Reproduce all the lines exactly as they stand, apart from the pictures.

INFORMATION PROVIDED ::
○ ○ ○ ○

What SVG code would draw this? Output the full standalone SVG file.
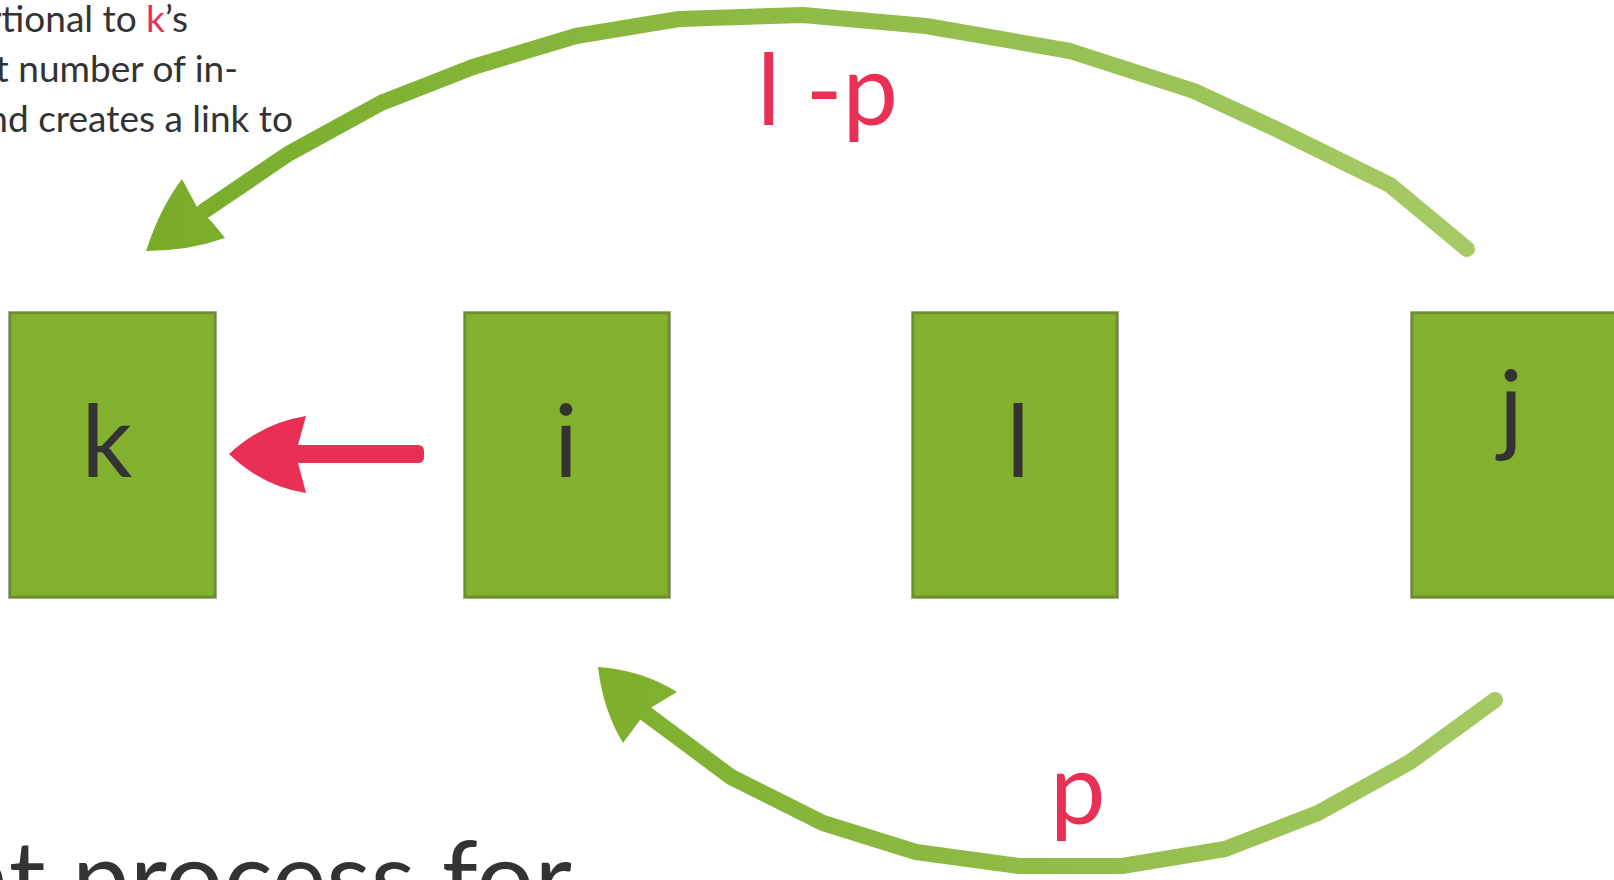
<svg xmlns="http://www.w3.org/2000/svg" width="1614" height="880" viewBox="0 0 1614 880">
<style>
.box{fill:#83B02F;stroke:#6C8F2E;stroke-width:2.5}
.boxo{fill:none;stroke:#B5B5B5;stroke-width:2}
.lbl{font-family:Lato,"Open Sans",sans-serif;font-size:100px;fill:#333333;text-anchor:middle}
.red{font-family:Lato,"Open Sans",sans-serif;font-size:99px;fill:#EA2F55}
.body{font-family:Lato,"Open Sans",sans-serif;font-size:37px;fill:#333333;text-anchor:end}
.big{font-family:Lato,"Open Sans",sans-serif;font-size:103px;fill:#333333;text-anchor:end}
.arc{fill:none;stroke-width:16;stroke-linecap:round;stroke-linejoin:round}
</style>
<defs>
<linearGradient id="gTop" gradientUnits="userSpaceOnUse" x1="147" y1="0" x2="1467" y2="0">
<stop offset="0" stop-color="#78AC28"/>
<stop offset="1" stop-color="#A6CA66"/>
</linearGradient>
<linearGradient id="gBot" gradientUnits="userSpaceOnUse" x1="598" y1="0" x2="1495" y2="0">
<stop offset="0" stop-color="#7DAF2C"/>
<stop offset="1" stop-color="#A5C964"/>
</linearGradient>
</defs>
<rect width="1614" height="880" fill="#FFFFFF"/>

<g id="text-topleft">
<text class="body" x="188" y="32">rtional to <tspan fill="#EA2F55">k</tspan>’s</text>
<text class="body" x="238" y="82">t number of in-</text>
<text class="body" x="293" y="132">nd creates a link to</text>
</g>
<g id="text-bottomleft">
<text class="big" x="572" y="915">nt process for</text>
</g>

<g id="connectors">
<polyline class="arc" stroke="url(#gTop)" points="1467,249 1390,185 1276,129 1194,91 1070,51 926,26 803,15 679,19 576,36 473,67 381,103 288,154 204,211"/>
<path fill="url(#gTop)" d="M146,251 Q160,208 182,179 L197,207 L212,222 L225,238 Q188,251 146,251 Z"/>
<polyline class="arc" stroke="url(#gBot)" points="1495,700 1410,762 1318,813 1225,849 1122,866 1019,866 916,852 823,823 731,777 645,713"/>
<path fill="url(#gBot)" d="M598,667 Q642,670 677,692 L652,707 L640,720 L623,743 Q603,710 598,667 Z"/>
<path id="edge-i-k" fill="#EA2F55" d="M229,454 Q262,423 306,416 L298,445 L418,445 Q424,445 424,451 L424,457 Q424,463 418,463 L298,463 L306,493 Q262,486 229,454 Z"/>
</g>

<g id="node-k">
<rect class="boxo" x="9" y="312" width="207" height="286"/>
<rect class="box" x="10" y="313" width="205" height="284"/>
<text class="lbl" x="107" y="477">k</text>
</g>
<g id="node-i">
<rect class="boxo" x="464" y="312" width="206" height="286"/>
<rect class="box" x="465" y="313" width="204" height="284"/>
<text class="lbl" x="566" y="477">i</text>
</g>
<g id="node-l">
<rect class="boxo" x="912" y="312" width="206" height="286"/>
<rect class="box" x="913" y="313" width="204" height="284"/>
<text class="lbl" x="1018" y="477">l</text>
</g>
<g id="node-j">
<rect class="boxo" x="1411" y="312" width="207" height="286"/>
<rect class="box" x="1412" y="313" width="205" height="284"/>
<text class="lbl" x="1511" y="443">j</text>
</g>

<g id="labels">
<text class="red" x="757" y="125">l -p</text>
<text class="red" x="1050" y="824">p</text>
</g>
</svg>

○ ○ ○ ○

SOLUTION TO THIS EXERCISE ::
What SVG code would draw this? Output the full standalone SVG file.
<svg xmlns="http://www.w3.org/2000/svg" width="1614" height="880" viewBox="0 0 1614 880">
<style>
.box{fill:#83B02F;stroke:#6C8F2E;stroke-width:2.5}
.boxo{fill:none;stroke:#B5B5B5;stroke-width:2}
.lbl{font-family:Lato,"Open Sans",sans-serif;font-size:100px;fill:#333333;text-anchor:middle}
.red{font-family:Lato,"Open Sans",sans-serif;font-size:99px;fill:#EA2F55}
.body{font-family:Lato,"Open Sans",sans-serif;font-size:37px;fill:#333333;text-anchor:end}
.big{font-family:Lato,"Open Sans",sans-serif;font-size:103px;fill:#333333;text-anchor:end}
.arc{fill:none;stroke-width:16;stroke-linecap:round;stroke-linejoin:round}
</style>
<defs>
<linearGradient id="gTop" gradientUnits="userSpaceOnUse" x1="147" y1="0" x2="1467" y2="0">
<stop offset="0" stop-color="#78AC28"/>
<stop offset="1" stop-color="#A6CA66"/>
</linearGradient>
<linearGradient id="gBot" gradientUnits="userSpaceOnUse" x1="598" y1="0" x2="1495" y2="0">
<stop offset="0" stop-color="#7DAF2C"/>
<stop offset="1" stop-color="#A5C964"/>
</linearGradient>
</defs>
<rect width="1614" height="880" fill="#FFFFFF"/>

<g id="text-topleft">
<text class="body" x="188" y="32">rtional to <tspan fill="#EA2F55">k</tspan>’s</text>
<text class="body" x="238" y="82">t number of in-</text>
<text class="body" x="293" y="132">nd creates a link to</text>
</g>
<g id="text-bottomleft">
<text class="big" x="572" y="915">nt process for</text>
</g>

<g id="connectors">
<polyline class="arc" stroke="url(#gTop)" points="1467,249 1390,185 1276,129 1194,91 1070,51 926,26 803,15 679,19 576,36 473,67 381,103 288,154 204,211"/>
<path fill="url(#gTop)" d="M146,251 Q160,208 182,179 L197,207 L212,222 L225,238 Q188,251 146,251 Z"/>
<polyline class="arc" stroke="url(#gBot)" points="1495,700 1410,762 1318,813 1225,849 1122,866 1019,866 916,852 823,823 731,777 645,713"/>
<path fill="url(#gBot)" d="M598,667 Q642,670 677,692 L652,707 L640,720 L623,743 Q603,710 598,667 Z"/>
<path id="edge-i-k" fill="#EA2F55" d="M229,454 Q262,423 306,416 L298,445 L418,445 Q424,445 424,451 L424,457 Q424,463 418,463 L298,463 L306,493 Q262,486 229,454 Z"/>
</g>

<g id="node-k">
<rect class="boxo" x="9" y="312" width="207" height="286"/>
<rect class="box" x="10" y="313" width="205" height="284"/>
<text class="lbl" x="107" y="477">k</text>
</g>
<g id="node-i">
<rect class="boxo" x="464" y="312" width="206" height="286"/>
<rect class="box" x="465" y="313" width="204" height="284"/>
<text class="lbl" x="566" y="477">i</text>
</g>
<g id="node-l">
<rect class="boxo" x="912" y="312" width="206" height="286"/>
<rect class="box" x="913" y="313" width="204" height="284"/>
<text class="lbl" x="1018" y="477">l</text>
</g>
<g id="node-j">
<rect class="boxo" x="1411" y="312" width="207" height="286"/>
<rect class="box" x="1412" y="313" width="205" height="284"/>
<text class="lbl" x="1511" y="443">j</text>
</g>

<g id="labels">
<text class="red" x="757" y="125">l -p</text>
<text class="red" x="1050" y="824">p</text>
</g>
</svg>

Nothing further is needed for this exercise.